Thomson's map of the US is one of the earliest obtainable English language maps to show the United States from Coast to Coast, reflecting the information derived from the expeditions of Lewis & Clark, Zebulon Pike, John Long, Alexander von Humboldt, Alexander MacKenzie and other early explorers of the Transmississippi West. The map provides both an early snapshot of "Manifest Destiny" and an insightful look at just how little was understood about the great expanse of land which would become California and the American West, just 29 years prior to the California Gold Rush.

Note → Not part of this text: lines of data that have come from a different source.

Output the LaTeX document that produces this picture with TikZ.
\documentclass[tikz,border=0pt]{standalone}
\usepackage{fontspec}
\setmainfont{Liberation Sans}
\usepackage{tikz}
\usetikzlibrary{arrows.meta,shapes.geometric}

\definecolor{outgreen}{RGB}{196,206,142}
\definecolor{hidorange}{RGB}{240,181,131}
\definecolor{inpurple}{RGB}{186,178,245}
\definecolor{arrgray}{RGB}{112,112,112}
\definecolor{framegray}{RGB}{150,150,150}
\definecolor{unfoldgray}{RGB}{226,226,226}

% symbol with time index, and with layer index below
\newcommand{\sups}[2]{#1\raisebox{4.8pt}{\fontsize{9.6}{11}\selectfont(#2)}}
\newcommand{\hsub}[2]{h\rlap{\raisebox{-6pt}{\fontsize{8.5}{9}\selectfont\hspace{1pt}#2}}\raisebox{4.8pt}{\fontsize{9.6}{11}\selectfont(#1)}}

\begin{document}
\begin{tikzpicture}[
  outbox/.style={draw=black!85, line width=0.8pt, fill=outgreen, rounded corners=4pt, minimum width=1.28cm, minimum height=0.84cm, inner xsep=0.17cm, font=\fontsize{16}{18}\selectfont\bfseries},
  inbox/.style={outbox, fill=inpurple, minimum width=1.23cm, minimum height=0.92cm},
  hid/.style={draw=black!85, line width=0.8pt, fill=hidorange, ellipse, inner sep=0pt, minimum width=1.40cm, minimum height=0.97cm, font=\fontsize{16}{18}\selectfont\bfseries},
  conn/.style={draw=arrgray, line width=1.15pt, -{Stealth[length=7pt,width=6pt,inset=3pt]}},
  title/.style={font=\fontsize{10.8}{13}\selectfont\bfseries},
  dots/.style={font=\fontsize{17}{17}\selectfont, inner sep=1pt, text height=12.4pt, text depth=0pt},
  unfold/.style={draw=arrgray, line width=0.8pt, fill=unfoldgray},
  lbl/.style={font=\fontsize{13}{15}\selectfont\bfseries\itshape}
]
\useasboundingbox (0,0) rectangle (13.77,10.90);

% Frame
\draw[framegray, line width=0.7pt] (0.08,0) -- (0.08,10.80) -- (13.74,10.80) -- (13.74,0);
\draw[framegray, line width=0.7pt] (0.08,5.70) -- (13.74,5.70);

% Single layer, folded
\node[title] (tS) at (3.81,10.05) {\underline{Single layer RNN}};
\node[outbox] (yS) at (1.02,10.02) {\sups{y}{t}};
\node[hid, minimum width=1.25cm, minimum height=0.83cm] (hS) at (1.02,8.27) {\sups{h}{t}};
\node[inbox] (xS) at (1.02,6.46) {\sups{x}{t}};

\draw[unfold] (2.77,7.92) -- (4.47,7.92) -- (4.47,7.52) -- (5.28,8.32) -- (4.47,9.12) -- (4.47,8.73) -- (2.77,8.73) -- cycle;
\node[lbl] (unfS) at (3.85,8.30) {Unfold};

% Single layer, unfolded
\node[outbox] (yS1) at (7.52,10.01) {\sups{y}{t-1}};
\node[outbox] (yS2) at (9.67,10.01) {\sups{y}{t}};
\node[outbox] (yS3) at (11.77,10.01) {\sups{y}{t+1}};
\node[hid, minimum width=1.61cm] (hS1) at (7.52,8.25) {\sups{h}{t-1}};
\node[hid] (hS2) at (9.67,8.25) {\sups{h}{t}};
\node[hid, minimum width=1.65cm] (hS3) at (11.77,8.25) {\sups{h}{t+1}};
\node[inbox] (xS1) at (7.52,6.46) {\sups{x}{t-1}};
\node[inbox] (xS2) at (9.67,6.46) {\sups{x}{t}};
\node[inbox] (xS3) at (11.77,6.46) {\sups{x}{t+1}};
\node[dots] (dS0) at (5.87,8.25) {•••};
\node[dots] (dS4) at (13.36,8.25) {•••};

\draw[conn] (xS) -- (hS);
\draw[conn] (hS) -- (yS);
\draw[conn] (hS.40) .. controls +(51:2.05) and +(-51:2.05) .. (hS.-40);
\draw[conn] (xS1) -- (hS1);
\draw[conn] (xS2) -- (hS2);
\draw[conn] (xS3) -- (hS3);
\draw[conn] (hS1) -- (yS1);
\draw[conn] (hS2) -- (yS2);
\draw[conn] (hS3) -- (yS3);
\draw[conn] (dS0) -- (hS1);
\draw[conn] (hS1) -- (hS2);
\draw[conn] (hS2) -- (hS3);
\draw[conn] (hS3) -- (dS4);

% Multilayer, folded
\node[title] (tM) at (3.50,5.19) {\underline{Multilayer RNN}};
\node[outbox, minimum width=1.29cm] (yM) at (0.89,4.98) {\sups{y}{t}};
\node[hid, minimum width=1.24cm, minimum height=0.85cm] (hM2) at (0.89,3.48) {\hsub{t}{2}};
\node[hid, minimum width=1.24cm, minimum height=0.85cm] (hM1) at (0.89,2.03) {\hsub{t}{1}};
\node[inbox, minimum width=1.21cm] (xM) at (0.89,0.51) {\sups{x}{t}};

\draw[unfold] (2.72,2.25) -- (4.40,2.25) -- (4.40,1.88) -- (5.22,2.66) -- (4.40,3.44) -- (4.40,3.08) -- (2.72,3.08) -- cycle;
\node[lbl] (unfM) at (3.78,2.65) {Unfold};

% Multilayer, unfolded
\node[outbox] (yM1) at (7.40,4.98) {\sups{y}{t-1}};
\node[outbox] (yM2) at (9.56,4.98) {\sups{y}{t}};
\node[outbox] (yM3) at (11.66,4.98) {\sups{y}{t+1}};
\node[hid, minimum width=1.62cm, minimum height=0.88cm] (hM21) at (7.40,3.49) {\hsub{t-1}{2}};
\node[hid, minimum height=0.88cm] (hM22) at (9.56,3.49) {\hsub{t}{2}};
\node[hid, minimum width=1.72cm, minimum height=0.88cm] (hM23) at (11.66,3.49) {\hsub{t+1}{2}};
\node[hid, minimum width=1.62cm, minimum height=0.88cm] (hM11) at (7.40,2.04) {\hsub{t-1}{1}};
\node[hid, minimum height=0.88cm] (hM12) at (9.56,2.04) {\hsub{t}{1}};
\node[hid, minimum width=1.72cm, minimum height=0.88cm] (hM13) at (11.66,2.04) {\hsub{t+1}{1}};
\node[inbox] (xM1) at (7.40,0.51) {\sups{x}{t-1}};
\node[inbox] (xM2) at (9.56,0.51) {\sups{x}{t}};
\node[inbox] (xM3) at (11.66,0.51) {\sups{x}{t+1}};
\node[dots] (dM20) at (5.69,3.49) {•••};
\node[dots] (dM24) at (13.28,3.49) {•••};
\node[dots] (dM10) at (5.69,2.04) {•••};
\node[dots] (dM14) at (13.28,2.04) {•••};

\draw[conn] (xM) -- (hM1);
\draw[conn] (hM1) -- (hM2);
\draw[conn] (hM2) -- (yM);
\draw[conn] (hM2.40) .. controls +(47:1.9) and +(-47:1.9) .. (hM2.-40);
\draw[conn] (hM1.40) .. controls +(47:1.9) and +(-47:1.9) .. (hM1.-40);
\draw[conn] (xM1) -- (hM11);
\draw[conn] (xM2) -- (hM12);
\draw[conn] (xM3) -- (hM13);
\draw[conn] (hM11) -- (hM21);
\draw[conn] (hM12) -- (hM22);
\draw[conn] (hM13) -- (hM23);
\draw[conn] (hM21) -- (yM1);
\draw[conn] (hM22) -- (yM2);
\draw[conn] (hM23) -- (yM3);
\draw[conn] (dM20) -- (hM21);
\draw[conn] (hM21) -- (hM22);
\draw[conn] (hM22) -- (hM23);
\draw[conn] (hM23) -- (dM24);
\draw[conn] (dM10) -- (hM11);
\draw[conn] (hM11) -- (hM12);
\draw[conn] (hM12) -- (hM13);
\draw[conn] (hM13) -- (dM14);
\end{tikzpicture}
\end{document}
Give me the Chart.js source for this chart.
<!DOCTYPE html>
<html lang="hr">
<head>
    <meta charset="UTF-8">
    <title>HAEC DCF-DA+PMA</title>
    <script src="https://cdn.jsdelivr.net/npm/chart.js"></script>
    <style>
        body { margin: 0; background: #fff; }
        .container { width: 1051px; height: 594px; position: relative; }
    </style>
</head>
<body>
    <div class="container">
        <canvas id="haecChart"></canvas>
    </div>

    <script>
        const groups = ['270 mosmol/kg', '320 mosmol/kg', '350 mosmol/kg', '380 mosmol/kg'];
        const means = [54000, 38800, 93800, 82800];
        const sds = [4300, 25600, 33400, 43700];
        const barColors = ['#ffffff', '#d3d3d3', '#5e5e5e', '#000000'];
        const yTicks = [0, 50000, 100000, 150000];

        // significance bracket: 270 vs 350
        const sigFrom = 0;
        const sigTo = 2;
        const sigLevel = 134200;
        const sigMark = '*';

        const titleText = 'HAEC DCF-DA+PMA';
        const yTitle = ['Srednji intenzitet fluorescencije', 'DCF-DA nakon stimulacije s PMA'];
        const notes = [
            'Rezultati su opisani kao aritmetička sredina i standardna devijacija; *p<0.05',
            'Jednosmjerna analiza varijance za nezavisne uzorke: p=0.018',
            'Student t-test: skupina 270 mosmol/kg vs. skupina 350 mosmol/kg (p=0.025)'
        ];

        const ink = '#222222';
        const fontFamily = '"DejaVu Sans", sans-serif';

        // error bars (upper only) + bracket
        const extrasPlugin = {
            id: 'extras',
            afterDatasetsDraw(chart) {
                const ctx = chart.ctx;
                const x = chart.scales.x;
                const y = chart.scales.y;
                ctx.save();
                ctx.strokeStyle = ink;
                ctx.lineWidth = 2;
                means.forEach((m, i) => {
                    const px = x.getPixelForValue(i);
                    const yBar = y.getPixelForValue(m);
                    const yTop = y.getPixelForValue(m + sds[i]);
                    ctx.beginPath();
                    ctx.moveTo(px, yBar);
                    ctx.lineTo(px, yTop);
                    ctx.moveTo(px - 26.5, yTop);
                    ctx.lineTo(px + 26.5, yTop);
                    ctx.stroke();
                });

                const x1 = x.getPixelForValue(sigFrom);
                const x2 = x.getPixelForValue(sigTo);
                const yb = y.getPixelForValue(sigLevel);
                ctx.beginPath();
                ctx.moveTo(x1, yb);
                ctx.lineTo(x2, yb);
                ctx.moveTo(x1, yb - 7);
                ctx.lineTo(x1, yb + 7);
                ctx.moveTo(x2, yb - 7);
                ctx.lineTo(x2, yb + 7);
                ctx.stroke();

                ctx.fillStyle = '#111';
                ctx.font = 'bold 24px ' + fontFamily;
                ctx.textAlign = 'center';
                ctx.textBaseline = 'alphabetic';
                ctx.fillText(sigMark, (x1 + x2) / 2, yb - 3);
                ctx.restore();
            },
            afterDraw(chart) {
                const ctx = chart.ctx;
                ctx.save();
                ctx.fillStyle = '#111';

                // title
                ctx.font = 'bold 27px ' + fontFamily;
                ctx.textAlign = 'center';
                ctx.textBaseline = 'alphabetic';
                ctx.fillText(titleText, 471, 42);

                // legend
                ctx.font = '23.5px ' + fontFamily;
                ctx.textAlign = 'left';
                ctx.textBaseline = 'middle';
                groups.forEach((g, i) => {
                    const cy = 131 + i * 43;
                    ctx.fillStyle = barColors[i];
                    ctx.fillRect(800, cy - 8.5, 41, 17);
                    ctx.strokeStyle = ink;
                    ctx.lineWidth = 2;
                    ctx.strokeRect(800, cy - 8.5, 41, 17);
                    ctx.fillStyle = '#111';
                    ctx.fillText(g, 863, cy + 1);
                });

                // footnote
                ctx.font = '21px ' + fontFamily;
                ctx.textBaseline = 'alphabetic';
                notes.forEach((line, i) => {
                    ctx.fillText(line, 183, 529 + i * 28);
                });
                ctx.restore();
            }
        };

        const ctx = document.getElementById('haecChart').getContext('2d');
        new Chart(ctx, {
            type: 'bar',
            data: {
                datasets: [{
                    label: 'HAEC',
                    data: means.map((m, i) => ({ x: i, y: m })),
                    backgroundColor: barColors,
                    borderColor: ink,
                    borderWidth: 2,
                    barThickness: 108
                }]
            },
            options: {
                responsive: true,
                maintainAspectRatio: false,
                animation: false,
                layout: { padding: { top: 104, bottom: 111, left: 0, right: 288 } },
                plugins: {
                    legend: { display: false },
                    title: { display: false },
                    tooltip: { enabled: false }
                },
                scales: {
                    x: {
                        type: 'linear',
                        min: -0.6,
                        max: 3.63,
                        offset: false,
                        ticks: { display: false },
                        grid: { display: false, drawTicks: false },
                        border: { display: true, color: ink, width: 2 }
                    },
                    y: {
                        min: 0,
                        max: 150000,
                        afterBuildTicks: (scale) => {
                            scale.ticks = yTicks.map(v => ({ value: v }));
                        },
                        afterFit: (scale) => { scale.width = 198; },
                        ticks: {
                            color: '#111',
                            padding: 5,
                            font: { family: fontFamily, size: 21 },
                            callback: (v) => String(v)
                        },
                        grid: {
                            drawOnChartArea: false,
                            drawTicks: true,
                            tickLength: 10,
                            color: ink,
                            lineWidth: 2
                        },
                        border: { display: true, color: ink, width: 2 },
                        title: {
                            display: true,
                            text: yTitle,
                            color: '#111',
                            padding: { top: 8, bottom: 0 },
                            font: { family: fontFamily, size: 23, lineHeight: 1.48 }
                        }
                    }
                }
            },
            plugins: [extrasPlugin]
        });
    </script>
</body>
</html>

Beginning around 1820, Thomson expanded his map of the United States to include the region west of the Mississippi River, extending to the Pacific Ocean. The detail in the Transmississippi West is truly outstanding, including the details of Lewis & Clark's expedition, Pike and Long's explorations to the Rocky Mountains and information from other western explorers. Several of the routes through the Rocky Mountains are shown, as is excellent detail in Texas and the Missouri Valley regions. Most notable is the location in California of the "supposed course of a river" which Wheat notes "extends . . . from a Salt Lake (Laguna de Miera) to San Francisco Bay, while the (unnamed) Multnomah flows from Lake Timpanogos and its headwaters nearly touch those of the "Rio Nanesi or Napese" (the Arkansas) and the Rio Grande.
The map emphasizes the progress of the exploration of the American West. Most of the States to the east of the Mississippi River are firmly established, although, Illinois is still shown as a Territory and the region to the west of Lake Michigan is designated "Northwest Territory". Most of the Louisiana Purchase lands are now called "Missouri Territory," with the map depicting in great detail the river systems and finely hachured mountain ranges. Further west, pre-dating the epic surveys of Fremont, much of the interior of California is left blank.
The map appeared in a scarce late edition of Thomson's Atlas and rarely appears on the market.